Originally Posted by RedRaider93
I'm just curious, what products are best at removing tree branch scratches without harming the paint? I got some serious scrapes at a campground over the summer. I've tried a Meguiars wax for RV/boats, and it's great as a regular wax but it isn't removing the scratches.
It's a tricky process. You don't say whether you've got full body paint or, just fiberglass gel coat or what? But, as has been stated, it all depends on the depth of the scratch. There are numerous RUBBING compounds, POLISHING compounds, and more out on the market. People think clear coats on todays autos are so weak that if you breath on them, you'll destroy them, yeah sure. They're pretty darn strong for a coating.

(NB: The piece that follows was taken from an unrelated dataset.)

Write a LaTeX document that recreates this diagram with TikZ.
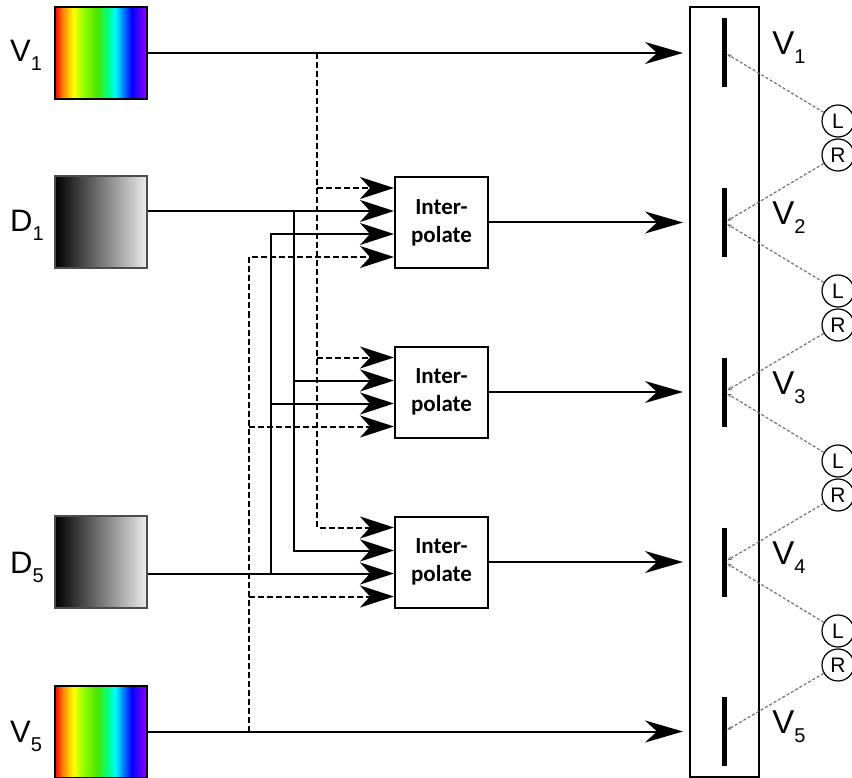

With that being said, you still have to use caution when working on a scratch etc.
3M makes plenty of products for situations like this. They are more industrial related than say, McGquires. But, you'll have to gauge the severity of the scratch to determine which product to start with. If a rubbing compound, it will work seriously faster at blending in key scratches, tree branch scratches etc. But, if you're not somewhat careful, you'll go too far and may, I say MAY, go through the clear coat, if you have one.
If you don't really have any experience in these kinds of things, I might suggest you visit a auto painting establishment, a quality one, not Earl Shieb, and see if you can talk one of the finishers into investigating your scratches and see what their opinions are. Maybe even get them to do it.
If you want to do it yourself, I'd purchase the smallest rubbing compound you can and, also the smallest polishing compound too. I'd grab myself some microfiber towels (Costco has the best deal on the planet for these).
I'd cut one in half and, put a tiny bit of rubbing compound on it and then, rub right on the scratch for about 3" or so, back and forth, with mild pressure. That compound will dry up as you're doing this. Then, buff off with a clean section of the towel.
Observe how it looks and, what you've accomplished. Look at it at all angles, up, down, sideways, with light glaring and bouncing off of your work etc. Then, just for grins, do the same with the polishing compound, but a new section of towel. Do not use the same one you used with the rubbing compound. Then, buff off and look at it in the same ways.
If you like what you see, then proceed carefully with the rest of the scratch, a little bit at a time. If you think you need more on the original trial spot, then go for it again, with the rubbing compound first then, the polishing compound. Just some thoughts for you here.